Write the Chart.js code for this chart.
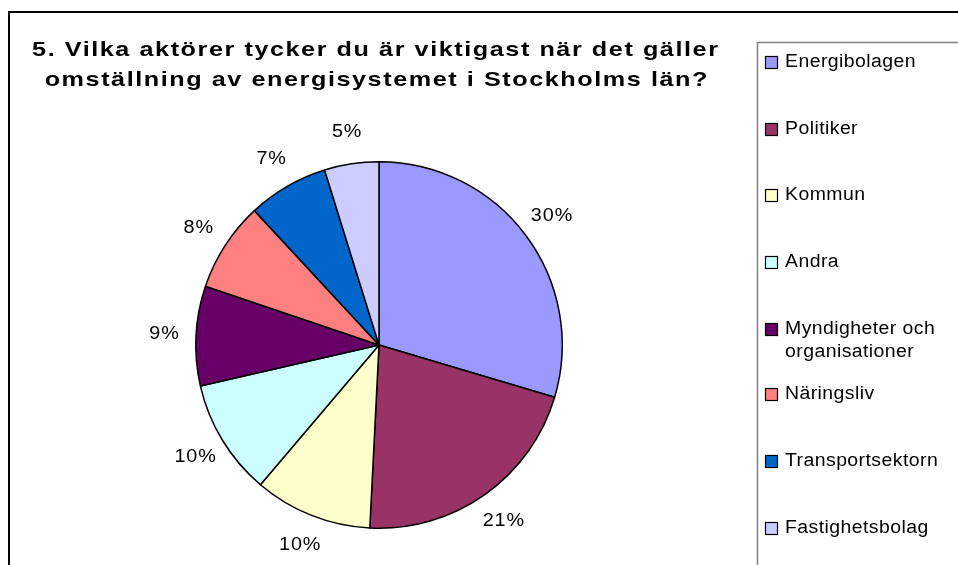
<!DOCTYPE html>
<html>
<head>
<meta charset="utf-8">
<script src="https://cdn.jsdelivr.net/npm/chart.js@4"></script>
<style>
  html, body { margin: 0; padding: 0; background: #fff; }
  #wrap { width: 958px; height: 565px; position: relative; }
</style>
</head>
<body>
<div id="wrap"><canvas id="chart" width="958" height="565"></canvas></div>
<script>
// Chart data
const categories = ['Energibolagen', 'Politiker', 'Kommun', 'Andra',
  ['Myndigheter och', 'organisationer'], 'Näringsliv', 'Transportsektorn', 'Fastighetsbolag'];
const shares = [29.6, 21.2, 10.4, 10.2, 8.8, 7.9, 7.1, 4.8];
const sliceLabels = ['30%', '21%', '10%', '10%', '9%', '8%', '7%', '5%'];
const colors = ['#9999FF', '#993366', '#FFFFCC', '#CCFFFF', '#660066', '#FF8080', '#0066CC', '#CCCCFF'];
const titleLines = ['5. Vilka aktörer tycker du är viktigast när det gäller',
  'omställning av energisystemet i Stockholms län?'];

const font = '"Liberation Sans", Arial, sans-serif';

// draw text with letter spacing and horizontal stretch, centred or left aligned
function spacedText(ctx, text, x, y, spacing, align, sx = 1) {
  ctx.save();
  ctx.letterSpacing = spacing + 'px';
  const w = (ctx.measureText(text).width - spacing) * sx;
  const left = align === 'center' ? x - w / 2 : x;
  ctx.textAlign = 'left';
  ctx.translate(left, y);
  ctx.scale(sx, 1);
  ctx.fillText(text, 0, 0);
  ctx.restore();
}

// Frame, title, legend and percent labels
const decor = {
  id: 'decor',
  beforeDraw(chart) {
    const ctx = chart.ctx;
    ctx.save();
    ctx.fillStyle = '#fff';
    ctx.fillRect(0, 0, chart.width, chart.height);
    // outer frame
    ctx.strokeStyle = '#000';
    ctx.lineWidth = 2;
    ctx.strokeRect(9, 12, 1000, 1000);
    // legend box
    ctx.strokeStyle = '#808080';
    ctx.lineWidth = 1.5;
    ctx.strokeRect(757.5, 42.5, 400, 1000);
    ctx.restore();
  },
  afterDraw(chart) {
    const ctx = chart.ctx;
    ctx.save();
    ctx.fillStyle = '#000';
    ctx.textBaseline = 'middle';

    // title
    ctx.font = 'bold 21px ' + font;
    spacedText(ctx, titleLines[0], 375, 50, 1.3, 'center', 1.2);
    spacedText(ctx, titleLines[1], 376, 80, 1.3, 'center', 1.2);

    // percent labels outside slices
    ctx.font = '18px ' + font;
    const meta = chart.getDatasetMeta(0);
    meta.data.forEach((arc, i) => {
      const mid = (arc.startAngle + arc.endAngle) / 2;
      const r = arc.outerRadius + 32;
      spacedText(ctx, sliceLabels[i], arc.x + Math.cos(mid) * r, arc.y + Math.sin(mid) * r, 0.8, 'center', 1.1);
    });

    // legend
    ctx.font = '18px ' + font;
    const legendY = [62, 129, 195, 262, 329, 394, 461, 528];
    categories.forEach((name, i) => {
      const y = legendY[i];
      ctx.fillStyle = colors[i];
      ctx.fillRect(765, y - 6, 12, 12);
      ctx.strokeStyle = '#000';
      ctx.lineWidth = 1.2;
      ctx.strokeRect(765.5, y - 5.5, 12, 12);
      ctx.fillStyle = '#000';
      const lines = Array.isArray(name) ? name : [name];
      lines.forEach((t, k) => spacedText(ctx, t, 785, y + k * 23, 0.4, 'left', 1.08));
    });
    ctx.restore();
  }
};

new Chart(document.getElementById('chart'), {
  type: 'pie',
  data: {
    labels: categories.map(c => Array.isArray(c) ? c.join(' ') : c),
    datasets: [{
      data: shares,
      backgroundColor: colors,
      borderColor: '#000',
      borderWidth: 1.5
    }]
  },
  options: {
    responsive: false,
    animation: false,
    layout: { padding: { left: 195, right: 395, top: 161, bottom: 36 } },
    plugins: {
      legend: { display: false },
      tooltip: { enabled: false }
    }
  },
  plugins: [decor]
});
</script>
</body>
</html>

What to work on: What is needed is an exact reproduction of the data, pictures excluded.

Solution to this exercise:
Write the Chart.js code for this chart.
<!DOCTYPE html>
<html>
<head>
<meta charset="utf-8">
<script src="https://cdn.jsdelivr.net/npm/chart.js@4"></script>
<style>
  html, body { margin: 0; padding: 0; background: #fff; }
  #wrap { width: 958px; height: 565px; position: relative; }
</style>
</head>
<body>
<div id="wrap"><canvas id="chart" width="958" height="565"></canvas></div>
<script>
// Chart data
const categories = ['Energibolagen', 'Politiker', 'Kommun', 'Andra',
  ['Myndigheter och', 'organisationer'], 'Näringsliv', 'Transportsektorn', 'Fastighetsbolag'];
const shares = [29.6, 21.2, 10.4, 10.2, 8.8, 7.9, 7.1, 4.8];
const sliceLabels = ['30%', '21%', '10%', '10%', '9%', '8%', '7%', '5%'];
const colors = ['#9999FF', '#993366', '#FFFFCC', '#CCFFFF', '#660066', '#FF8080', '#0066CC', '#CCCCFF'];
const titleLines = ['5. Vilka aktörer tycker du är viktigast när det gäller',
  'omställning av energisystemet i Stockholms län?'];

const font = '"Liberation Sans", Arial, sans-serif';

// draw text with letter spacing and horizontal stretch, centred or left aligned
function spacedText(ctx, text, x, y, spacing, align, sx = 1) {
  ctx.save();
  ctx.letterSpacing = spacing + 'px';
  const w = (ctx.measureText(text).width - spacing) * sx;
  const left = align === 'center' ? x - w / 2 : x;
  ctx.textAlign = 'left';
  ctx.translate(left, y);
  ctx.scale(sx, 1);
  ctx.fillText(text, 0, 0);
  ctx.restore();
}

// Frame, title, legend and percent labels
const decor = {
  id: 'decor',
  beforeDraw(chart) {
    const ctx = chart.ctx;
    ctx.save();
    ctx.fillStyle = '#fff';
    ctx.fillRect(0, 0, chart.width, chart.height);
    // outer frame
    ctx.strokeStyle = '#000';
    ctx.lineWidth = 2;
    ctx.strokeRect(9, 12, 1000, 1000);
    // legend box
    ctx.strokeStyle = '#808080';
    ctx.lineWidth = 1.5;
    ctx.strokeRect(757.5, 42.5, 400, 1000);
    ctx.restore();
  },
  afterDraw(chart) {
    const ctx = chart.ctx;
    ctx.save();
    ctx.fillStyle = '#000';
    ctx.textBaseline = 'middle';

    // title
    ctx.font = 'bold 21px ' + font;
    spacedText(ctx, titleLines[0], 375, 50, 1.3, 'center', 1.2);
    spacedText(ctx, titleLines[1], 376, 80, 1.3, 'center', 1.2);

    // percent labels outside slices
    ctx.font = '18px ' + font;
    const meta = chart.getDatasetMeta(0);
    meta.data.forEach((arc, i) => {
      const mid = (arc.startAngle + arc.endAngle) / 2;
      const r = arc.outerRadius + 32;
      spacedText(ctx, sliceLabels[i], arc.x + Math.cos(mid) * r, arc.y + Math.sin(mid) * r, 0.8, 'center', 1.1);
    });

    // legend
    ctx.font = '18px ' + font;
    const legendY = [62, 129, 195, 262, 329, 394, 461, 528];
    categories.forEach((name, i) => {
      const y = legendY[i];
      ctx.fillStyle = colors[i];
      ctx.fillRect(765, y - 6, 12, 12);
      ctx.strokeStyle = '#000';
      ctx.lineWidth = 1.2;
      ctx.strokeRect(765.5, y - 5.5, 12, 12);
      ctx.fillStyle = '#000';
      const lines = Array.isArray(name) ? name : [name];
      lines.forEach((t, k) => spacedText(ctx, t, 785, y + k * 23, 0.4, 'left', 1.08));
    });
    ctx.restore();
  }
};

new Chart(document.getElementById('chart'), {
  type: 'pie',
  data: {
    labels: categories.map(c => Array.isArray(c) ? c.join(' ') : c),
    datasets: [{
      data: shares,
      backgroundColor: colors,
      borderColor: '#000',
      borderWidth: 1.5
    }]
  },
  options: {
    responsive: false,
    animation: false,
    layout: { padding: { left: 195, right: 395, top: 161, bottom: 36 } },
    plugins: {
      legend: { display: false },
      tooltip: { enabled: false }
    }
  },
  plugins: [decor]
});
</script>
</body>
</html>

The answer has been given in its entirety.